Yes, I think @Solar Guppy worked out that "ground voltage" actually means mid point of the DC bus voltage, but also, that is the exact voltage that seems to be connected to the battery in some manner.

So, for example, if my DC Bus voltage is showing 390V, my "ground voltage" is showing 195V. Then, if I measure the voltage from battery -ve to ground (as shown earlier in this thread) I get -195V (negative).

Hence my concern that if you have two Solis inverters and share batteries between them, what happens if their DCBus voltage and corresponding "ground voltages" are different to each other :unsure:

I'm really hoping your tests prove that two S5 Solis inverters can share battery though :)
 
Yes, I think @Solar Guppy worked out that "ground voltage" actually means mid point of the DC bus voltage, but also, that is the exact voltage that seems to be connected to the battery in some manner.

So, for example, if my DC Bus voltage is showing 390V, my "ground voltage" is showing 195V. Then, if I measure the voltage from battery -ve to ground (as shown earlier in this thread) I get -195V (negative).

Indeed I get about 200V between battery negative and Earth too.

If I put a 10kOhm resistor between battery negative and Earth, voltage drops to 3V, implying a current of 300µA. So it's not a "real" voltage, although the amount of capacitance to Earth could be enough to zap devices connected to it...

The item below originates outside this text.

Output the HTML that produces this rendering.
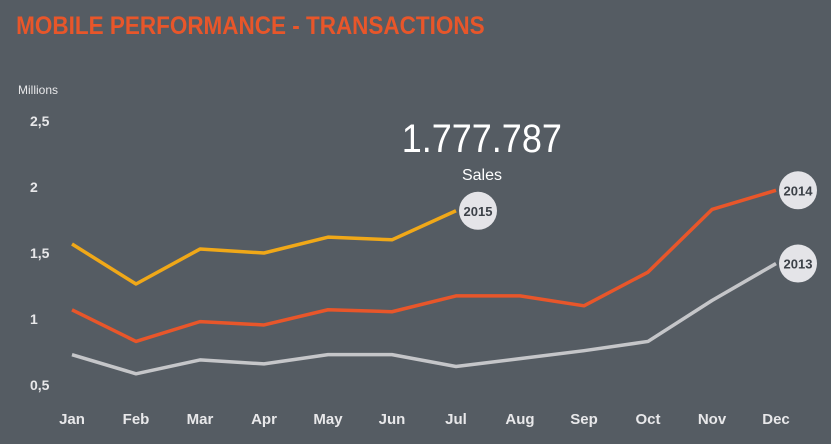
<!DOCTYPE html>
<html><head><meta charset="utf-8"><style>
html,body{margin:0;padding:0;background:#555c63;}
svg{display:block;font-family:"Liberation Sans",sans-serif;}
</style></head><body>
<svg width="831" height="444" viewBox="0 0 831 444">
<rect width="831" height="444" fill="#555c63"/>
<text x="18" y="34" fill="#e8562a" font-size="25" font-weight="bold" transform="scale(0.9,1)">MOBILE PERFORMANCE - TRANSACTIONS</text>
<text x="18" y="94" fill="#e8e8ea" font-size="12">Millions</text>
<text x="482" y="152" fill="#ffffff" font-size="40" text-anchor="middle" transform="translate(48,0) scale(0.9,1)">1.777.787</text>
<text x="482" y="180" fill="#ffffff" font-size="16" text-anchor="middle">Sales</text>
<g id="axes"></g>
<g id="series"></g>
</svg>
<script>
const months=["Jan","Feb","Mar","Apr","May","Jun","Jul","Aug","Sep","Oct","Nov","Dec"];
const yTicks=[0.5,1,1.5,2,2.5];
const yTickLabels=["0,5","1","1,5","2","2,5"];
const s2013=[0.73,0.585,0.69,0.66,0.73,0.73,0.64,0.7,0.76,0.83,1.14,1.42];
const s2014=[1.07,0.83,0.98,0.955,1.07,1.055,1.175,1.175,1.1,1.355,1.83,1.975];
const s2015=[1.568,1.265,1.53,1.5,1.62,1.6,1.82];
const NS="http://www.w3.org/2000/svg";
const x=i=>72+i*64;
const y=v=>385-(v-0.5)*132;
const axes=document.getElementById('axes'),ser=document.getElementById('series');
function mk(t,a,p){const e=document.createElementNS(NS,t);for(const k in a)e.setAttribute(k,a[k]);p.appendChild(e);return e;}
yTicks.forEach((v,i)=>{const t=mk('text',{x:30,y:y(v)+5,fill:'#e8e8ea','font-size':14,'font-weight':'bold','text-anchor':'start'},axes);


t.textContent=yTickLabels[i];});
months.forEach((m,i)=>{const t=mk('text',{x:x(i),y:424,fill:'#e8e8ea','font-size':15,'font-weight':'bold','text-anchor':'middle'},axes);


t.textContent=m;});
function line(data,color,label){
const p=mk('polyline',{points:data.map((v,i)=>x(i)+','+y(v)).join(' '),fill:'none',stroke:color,'stroke-width':3.5,'stroke-linejoin':'round'},ser);


const n=data.length-1;
const c=mk('circle',{cx:x(n)+22,cy:y(data[n]),r:19,fill:'#e4e4e8'},ser);


const t=mk('text',{x:x(n)+22,y:y(data[n])+5,fill:'#3c4148','font-size':13,'font-weight':'bold','text-anchor':'middle'},ser);


t.textContent=label;}
line(s2013,'#c5c6c9','2013');
line(s2014,'#e8562a','2014');
line(s2015,'#f0a818','2015');
</script>
</body></html>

I'd have two hypotheses: 1) identical leakage current between the battery and positive/negative of the DC bus, so the result is half the DC bus... and 2) a half bridge DC-DC that uses the half-bus capacitor midpoint like this one which means the common mode on the transformer is half the DC bus. That would also happen with any half bridge resonant DC-DC too.

I will leave the 100 ohm resistor between battery negatives, and the 10k resistor between battery negatives and Earth, we'll see if they burn...
 
I'd stick with the fully-isolated CAN bus (as I do with my RS485), the WaveShare devices just work, and I don't have to worry about common-mode range:
/*
The common-mode range (CMR) is -7V to +12V for RS-485 and -2V to +7V for CAN.
*/
So you may not think you have a ground connected, but there's a reference voltage in there somewhere...
 
I will leave the 100 ohm resistor between battery negatives, and the 10k resistor between battery negatives and Earth, we'll see if they burn...
Any progress with connecting the batteries fully together?